- [WHAT THE TASK ASKS]:
Repeat every line of the listing below exactly, minus the pictures.

- [SOURCE EXCERPT]:
+---+

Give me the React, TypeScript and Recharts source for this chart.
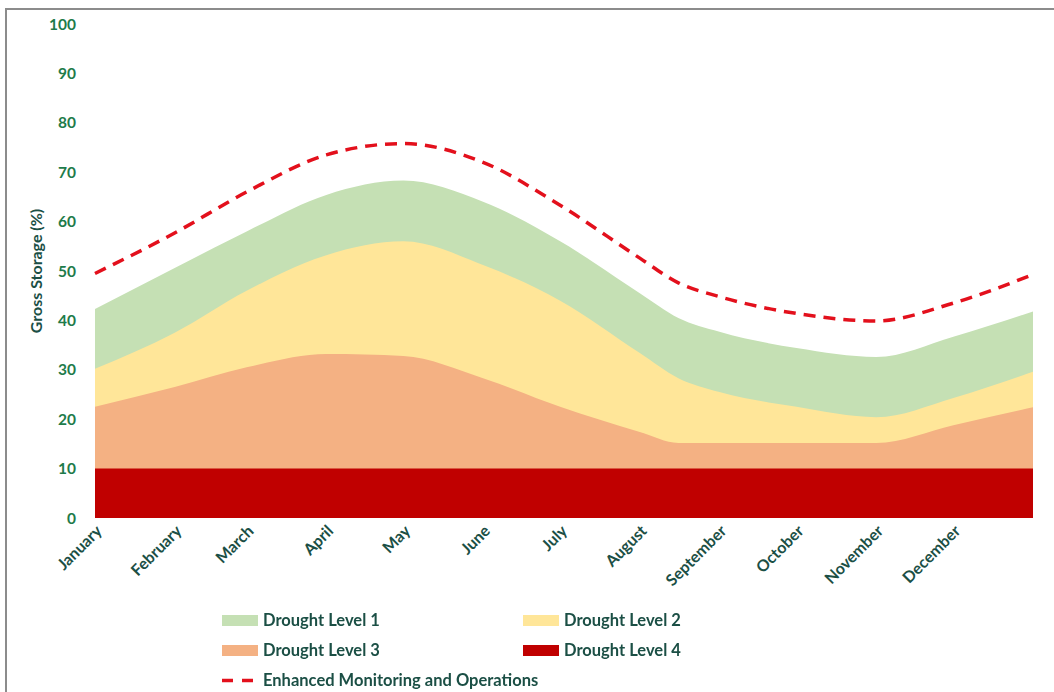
import { Area, ComposedChart, Label, Line, XAxis, YAxis } from 'recharts';

// Month labels sit on the first day of each month (day-of-year axis)
const monthNames = [
  'January', 'February', 'March', 'April', 'May', 'June',
  'July', 'August', 'September', 'October', 'November', 'December',
];
const monthStartDays = [0, 31, 59, 90, 120, 151, 181, 212, 243, 273, 304, 334];
const yTicks = [0, 10, 20, 30, 40, 50, 60, 70, 80, 90, 100];

// Trigger curves, gross storage (%) by day of year
const days = [0, 31, 59, 90, 120, 151, 181, 212, 227, 243, 273, 304, 334, 365];
const enhanced = [49.5, 57.7, 66, 73.5, 75.8, 72, 63.3, 52.6, 47.6, 44.8, 41.4, 39.9, 43.5, 49.3];
const level1 = [42.3, 50.6, 58, 65.4, 68.3, 64, 56, 45.5, 40.5, 37.7, 34.4, 32.6, 36.7, 41.8];
const level2 = [30.2, 37.5, 46, 53.2, 56, 51.2, 44, 33.4, 28.3, 25.5, 22.5, 20.4, 24.3, 29.6];
const level3 = [22.5, 26.5, 30.5, 33.2, 32.8, 28.3, 22.5, 17.4, 15.2, 15.2, 15.2, 15.2, 18.8, 22.4];
const level4 = [10, 10, 10, 10, 10, 10, 10, 10, 10, 10, 10, 10, 10, 10];

const chartData = days.map((day, i) => ({
  day,
  enhanced: enhanced[i],
  level1: level1[i],
  level2: level2[i],
  level3: level3[i],
  level4: level4[i],
}));

const areaSeries = [
  { key: 'level1', name: 'Drought Level 1', color: '#C5E0B4' },
  { key: 'level2', name: 'Drought Level 2', color: '#FFE699' },
  { key: 'level3', name: 'Drought Level 3', color: '#F4B183' },
  { key: 'level4', name: 'Drought Level 4', color: '#C00000' },
];
const lineSeries = { key: 'enhanced', name: 'Enhanced Monitoring and Operations', color: '#E3101C' };

const FONT = 'Lato, "Open Sans", sans-serif';
const AXIS_GREEN = '#1E7B4A';
const TEXT_DARK = '#1B4F45';

function Swatch({ color }: { color: string }) {
  return <span style={{ display: 'inline-block', width: 36, height: 11, background: color, marginRight: 5 }} />;
}

function DashSwatch({ color }: { color: string }) {
  return (
    <svg width={36} height={11} style={{ marginRight: 5 }}>
      <line x1={0} y1={5.5} x2={36} y2={5.5} stroke={color} strokeWidth={3.5} strokeDasharray="11 9" />
    </svg>
  );
}

function LegendBlock() {
  const item = (swatch: React.ReactNode, text: string) => (
    <div style={{ display: 'flex', alignItems: 'center', height: 30, color: TEXT_DARK, fontSize: 16.5, fontWeight: 700 }}>
      {swatch}
      <span>{text}</span>
    </div>
  );
  return (
    <div style={{ position: 'absolute', left: 215, top: 595, width: 560, fontFamily: FONT }}>
      <div style={{ display: 'grid', gridTemplateColumns: '301px 259px' }}>
        {areaSeries.map((s) => (
          <div key={s.key}>{item(<Swatch color={s.color} />, s.name)}</div>
        ))}
      </div>
      {item(<DashSwatch color={lineSeries.color} />, lineSeries.name)}
    </div>
  );
}

export default function App() {
  return (
    <div
      style={{
        position: 'fixed',
        left: 5,
        top: 8,
        width: 1049,
        height: 684,
        boxSizing: 'border-box',
        borderTop: '2px solid #8C8C8C',
        borderLeft: '2px solid #8C8C8C',
        background: '#fff',
        fontFamily: FONT,
      }}
    >
      <ComposedChart width={1047} height={682} data={chartData} margin={{ top: 14, right: 21, bottom: 0, left: 0 }}>
        <XAxis
          dataKey="day"
          type="number"
          domain={[0, 365]}
          ticks={monthStartDays}
          tickFormatter={(d: number) => monthNames[monthStartDays.indexOf(d)] ?? ''}
          interval={0}
          angle={-45}
          textAnchor="end"
          height={174}
          tickLine={false}
          axisLine={false}
          tickMargin={0}
          tick={{ fill: TEXT_DARK, fontSize: 16, fontWeight: 700, fontFamily: FONT }}
        />
        <YAxis
          domain={[0, 100]}
          ticks={yTicks}
          width={88}
          tickLine={false}
          axisLine={false}
          tickMargin={13}
          tick={{ fill: AXIS_GREEN, fontSize: 15.5, fontWeight: 700, fontFamily: FONT }}
        >
          <Label
            value="Gross Storage (%)"
            angle={-90}
            position="insideLeft"
            offset={29}
            style={{ textAnchor: 'middle', fill: TEXT_DARK, fontSize: 16, fontWeight: 700, fontFamily: FONT }}
          />
        </YAxis>
        {areaSeries.map((s) => (
          <Area
            key={s.key}
            dataKey={s.key}
            name={s.name}
            type="monotone"
            baseValue={0}
            stroke="none"
            fill={s.color}
            fillOpacity={1}
            isAnimationActive={false}
          />
        ))}
        <Line
          dataKey={lineSeries.key}
          name={lineSeries.name}
          type="monotone"
          stroke={lineSeries.color}
          strokeWidth={3.5}
          strokeDasharray="12 8"
          dot={false}
          isAnimationActive={false}
        />
      </ComposedChart>
      <LegendBlock />
    </div>
  );
}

+---+

- [SOLVED PROBLEM]:
Give me the React, TypeScript and Recharts source for this chart.
import { Area, ComposedChart, Label, Line, XAxis, YAxis } from 'recharts';

// Month labels sit on the first day of each month (day-of-year axis)
const monthNames = [
  'January', 'February', 'March', 'April', 'May', 'June',
  'July', 'August', 'September', 'October', 'November', 'December',
];
const monthStartDays = [0, 31, 59, 90, 120, 151, 181, 212, 243, 273, 304, 334];
const yTicks = [0, 10, 20, 30, 40, 50, 60, 70, 80, 90, 100];

// Trigger curves, gross storage (%) by day of year
const days = [0, 31, 59, 90, 120, 151, 181, 212, 227, 243, 273, 304, 334, 365];
const enhanced = [49.5, 57.7, 66, 73.5, 75.8, 72, 63.3, 52.6, 47.6, 44.8, 41.4, 39.9, 43.5, 49.3];
const level1 = [42.3, 50.6, 58, 65.4, 68.3, 64, 56, 45.5, 40.5, 37.7, 34.4, 32.6, 36.7, 41.8];
const level2 = [30.2, 37.5, 46, 53.2, 56, 51.2, 44, 33.4, 28.3, 25.5, 22.5, 20.4, 24.3, 29.6];
const level3 = [22.5, 26.5, 30.5, 33.2, 32.8, 28.3, 22.5, 17.4, 15.2, 15.2, 15.2, 15.2, 18.8, 22.4];
const level4 = [10, 10, 10, 10, 10, 10, 10, 10, 10, 10, 10, 10, 10, 10];

const chartData = days.map((day, i) => ({
  day,
  enhanced: enhanced[i],
  level1: level1[i],
  level2: level2[i],
  level3: level3[i],
  level4: level4[i],
}));

const areaSeries = [
  { key: 'level1', name: 'Drought Level 1', color: '#C5E0B4' },
  { key: 'level2', name: 'Drought Level 2', color: '#FFE699' },
  { key: 'level3', name: 'Drought Level 3', color: '#F4B183' },
  { key: 'level4', name: 'Drought Level 4', color: '#C00000' },
];
const lineSeries = { key: 'enhanced', name: 'Enhanced Monitoring and Operations', color: '#E3101C' };

const FONT = 'Lato, "Open Sans", sans-serif';
const AXIS_GREEN = '#1E7B4A';
const TEXT_DARK = '#1B4F45';

function Swatch({ color }: { color: string }) {
  return <span style={{ display: 'inline-block', width: 36, height: 11, background: color, marginRight: 5 }} />;
}

function DashSwatch({ color }: { color: string }) {
  return (
    <svg width={36} height={11} style={{ marginRight: 5 }}>
      <line x1={0} y1={5.5} x2={36} y2={5.5} stroke={color} strokeWidth={3.5} strokeDasharray="11 9" />
    </svg>
  );
}

function LegendBlock() {
  const item = (swatch: React.ReactNode, text: string) => (
    <div style={{ display: 'flex', alignItems: 'center', height: 30, color: TEXT_DARK, fontSize: 16.5, fontWeight: 700 }}>
      {swatch}
      <span>{text}</span>
    </div>
  );
  return (
    <div style={{ position: 'absolute', left: 215, top: 595, width: 560, fontFamily: FONT }}>
      <div style={{ display: 'grid', gridTemplateColumns: '301px 259px' }}>
        {areaSeries.map((s) => (
          <div key={s.key}>{item(<Swatch color={s.color} />, s.name)}</div>
        ))}
      </div>
      {item(<DashSwatch color={lineSeries.color} />, lineSeries.name)}
    </div>
  );
}

export default function App() {
  return (
    <div
      style={{
        position: 'fixed',
        left: 5,
        top: 8,
        width: 1049,
        height: 684,
        boxSizing: 'border-box',
        borderTop: '2px solid #8C8C8C',
        borderLeft: '2px solid #8C8C8C',
        background: '#fff',
        fontFamily: FONT,
      }}
    >
      <ComposedChart width={1047} height={682} data={chartData} margin={{ top: 14, right: 21, bottom: 0, left: 0 }}>
        <XAxis
          dataKey="day"
          type="number"
          domain={[0, 365]}
          ticks={monthStartDays}
          tickFormatter={(d: number) => monthNames[monthStartDays.indexOf(d)] ?? ''}
          interval={0}
          angle={-45}
          textAnchor="end"
          height={174}
          tickLine={false}
          axisLine={false}
          tickMargin={0}
          tick={{ fill: TEXT_DARK, fontSize: 16, fontWeight: 700, fontFamily: FONT }}
        />
        <YAxis
          domain={[0, 100]}
          ticks={yTicks}
          width={88}
          tickLine={false}
          axisLine={false}
          tickMargin={13}
          tick={{ fill: AXIS_GREEN, fontSize: 15.5, fontWeight: 700, fontFamily: FONT }}
        >
          <Label
            value="Gross Storage (%)"
            angle={-90}
            position="insideLeft"
            offset={29}
            style={{ textAnchor: 'middle', fill: TEXT_DARK, fontSize: 16, fontWeight: 700, fontFamily: FONT }}
          />
        </YAxis>
        {areaSeries.map((s) => (
          <Area
            key={s.key}
            dataKey={s.key}
            name={s.name}
            type="monotone"
            baseValue={0}
            stroke="none"
            fill={s.color}
            fillOpacity={1}
            isAnimationActive={false}
          />
        ))}
        <Line
          dataKey={lineSeries.key}
          name={lineSeries.name}
          type="monotone"
          stroke={lineSeries.color}
          strokeWidth={3.5}
          strokeDasharray="12 8"
          dot={false}
          isAnimationActive={false}
        />
      </ComposedChart>
      <LegendBlock />
    </div>
  );
}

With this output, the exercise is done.